Which is better if I have zero existing audience?
Reddit, with a caveat. Product Hunt's launch-day spike depends heavily on a support network visiting and commenting in the first six hours, so a founder with zero existing audience often struggles to hit the upvote thresholds that earn real leaderboard visibility. Reddit doesn't require any existing following at all, a brand-new account that spends two to three weeks commenting genuinely can still catch a subreddit's attention with one good post. The tradeoff is time: Reddit's path takes weeks, Product Hunt's takes one focused day, if you can assemble the supporters for it.
Do I need a different post for each platform?

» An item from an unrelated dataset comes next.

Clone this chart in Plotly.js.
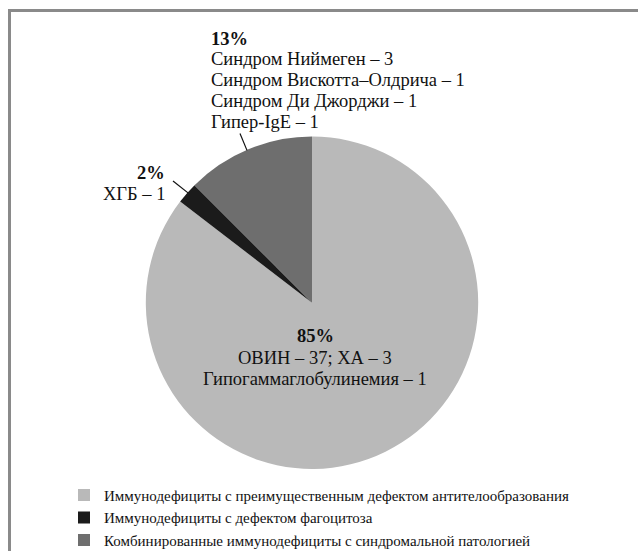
<!DOCTYPE html>
<html>
<head>
<meta charset="utf-8">
<script src="https://cdn.plot.ly/plotly-3.0.1.min.js"></script>
<style>
  html, body { margin: 0; padding: 0; background: #ffffff; }
  #chart { width: 638px; height: 557px; }
</style>
</head>
<body>
<div id="chart"></div>
<script>
// ---- data ----
const categories = [
  "Иммунодефициты с преимущественным дефектом антителообразования",
  "Иммунодефициты с дефектом фагоцитоза",
  "Комбинированные иммунодефициты с синдромальной патологией"
];
const counts = [41, 1, 6];
const detailLines = [
  ["ОВИН – 37; ХА – 3", "Гипогаммаглобулинемия – 1"],
  ["ХГБ – 1"],
  ["Синдром Ниймеген – 3", "Синдром Вискотта–Олдрича – 1", "Синдром Ди Джорджи – 1", "Гипер-IgE – 1"]
];
const sliceColors = ["#b9b9b9", "#1b1b1b", "#6e6e6e"];

// ---- layout helpers (pixel -> paper) ----
const W = 638, H = 557;
const px = x => x / W;
const py = y => 1 - y / H;
const FONT = "Liberation Serif, Times New Roman, serif";
const total = counts.reduce((a, b) => a + b, 0);
const pct = counts.map(v => Math.round(v / total * 100) + "%");

// label placement: [x, xanchor, first line centre y, line step]
const labelPos = [
  { x: 315, anchor: "center", y0: 340, step: 21.5 },
  { x: 167, anchor: "right", y0: 175, step: 21 },
  { x: 209, anchor: "left", y0: 39, step: 21 }
];

const annotations = [];
labelPos.forEach((p, i) => {
  const lines = ["<b>" + pct[i] + "</b>"].concat(detailLines[i]);
  lines.forEach((t, k) => {
    annotations.push({
      xref: "paper", yref: "paper",
      x: px(p.x), y: py(p.y0 + k * p.step),
      xanchor: p.anchor, yanchor: "middle",
      text: t, showarrow: false,
      font: { family: FONT, size: 18.5, color: "#111111" }
    });
  });
});

const shapes = [
  // frame (top and left edges)
  { type: "path", xref: "paper", yref: "paper",
    path: `M ${px(9.5)} ${py(H)} L ${px(9.5)} ${py(10.5)} L ${px(W)} ${py(10.5)}`,
    line: { color: "#8a8a8a", width: 3 } },
  // leader lines
  { type: "line", xref: "paper", yref: "paper",
    x0: px(240), y0: py(135), x1: px(247), y1: py(152),
    line: { color: "#111111", width: 1.2 } },
  { type: "line", xref: "paper", yref: "paper",
    x0: px(173), y0: py(183), x1: px(188), y1: py(195),
    line: { color: "#111111", width: 1.2 } }
];

const trace = {
  type: "pie",
  labels: categories,
  values: counts,
  sort: false,
  direction: "clockwise",
  rotation: 0,
  textinfo: "none",
  hoverinfo: "skip",
  marker: { colors: sliceColors, line: { width: 0 } },
  domain: { x: [px(144), px(480)], y: [py(474), py(138)] }
};

const layout = {
  width: W, height: H,
  margin: { l: 0, r: 0, t: 0, b: 0 },
  paper_bgcolor: "#ffffff",
  showlegend: true,
  legend: {
    x: px(64), y: py(484), xanchor: "left", yanchor: "top",
    orientation: "v",
    font: { family: FONT, size: 15, color: "#111111" },
    bgcolor: "rgba(0,0,0,0)",
    traceorder: "normal"
  },
  annotations: annotations,
  shapes: shapes
};

Plotly.newPlot("chart", [trace], layout, { staticPlot: true, displayModeBar: false });
</script>
</body>
</html>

Yes. A Product Hunt maker comment introduces the product to people who've never heard of it and are actively browsing for something new, so it can lead with what the product does. A Reddit post has to read like it belongs in that specific subreddit's ongoing conversation, usually framed around a problem or a story rather than an announcement, since an announcement-shaped post is exactly what most subreddits treat as spam. Copying one into the other is a common mistake in both directions.

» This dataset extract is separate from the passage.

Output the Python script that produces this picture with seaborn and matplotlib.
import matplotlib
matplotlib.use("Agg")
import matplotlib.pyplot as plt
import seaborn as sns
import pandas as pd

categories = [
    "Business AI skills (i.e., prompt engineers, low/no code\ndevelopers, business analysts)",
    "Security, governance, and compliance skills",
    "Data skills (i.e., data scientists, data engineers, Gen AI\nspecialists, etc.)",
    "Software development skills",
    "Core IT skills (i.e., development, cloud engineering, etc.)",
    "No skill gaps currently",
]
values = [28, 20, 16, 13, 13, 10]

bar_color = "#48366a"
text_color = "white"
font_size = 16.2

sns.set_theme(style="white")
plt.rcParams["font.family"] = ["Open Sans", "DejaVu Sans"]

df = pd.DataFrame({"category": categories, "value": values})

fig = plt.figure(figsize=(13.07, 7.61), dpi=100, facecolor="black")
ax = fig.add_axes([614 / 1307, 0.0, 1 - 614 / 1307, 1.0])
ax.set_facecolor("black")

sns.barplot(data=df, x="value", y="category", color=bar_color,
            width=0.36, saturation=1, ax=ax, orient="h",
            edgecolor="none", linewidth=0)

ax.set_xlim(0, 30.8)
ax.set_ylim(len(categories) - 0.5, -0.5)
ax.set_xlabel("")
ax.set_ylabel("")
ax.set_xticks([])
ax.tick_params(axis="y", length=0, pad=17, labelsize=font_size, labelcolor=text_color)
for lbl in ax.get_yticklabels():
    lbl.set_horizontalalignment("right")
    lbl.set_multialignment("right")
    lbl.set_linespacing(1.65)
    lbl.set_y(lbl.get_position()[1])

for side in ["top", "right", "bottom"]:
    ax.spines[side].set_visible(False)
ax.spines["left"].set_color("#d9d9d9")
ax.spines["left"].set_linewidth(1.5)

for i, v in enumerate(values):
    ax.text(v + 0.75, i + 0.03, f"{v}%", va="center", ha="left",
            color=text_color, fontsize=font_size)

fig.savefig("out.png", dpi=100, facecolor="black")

Which one is more likely to get picked up by AI search tools?
Reddit, by a wide margin. Reddit pages were cited in roughly 92.8% of tracked AI search opportunities as of early 2026, and account for 44% of Google AI Overviews' social citations and 24% of Perplexity's total citations. A Product Hunt listing is a static profile page, not a discussion thread, and answer engines have far less reason to quote from it the way they quote from an actual Reddit conversation answering someone's question.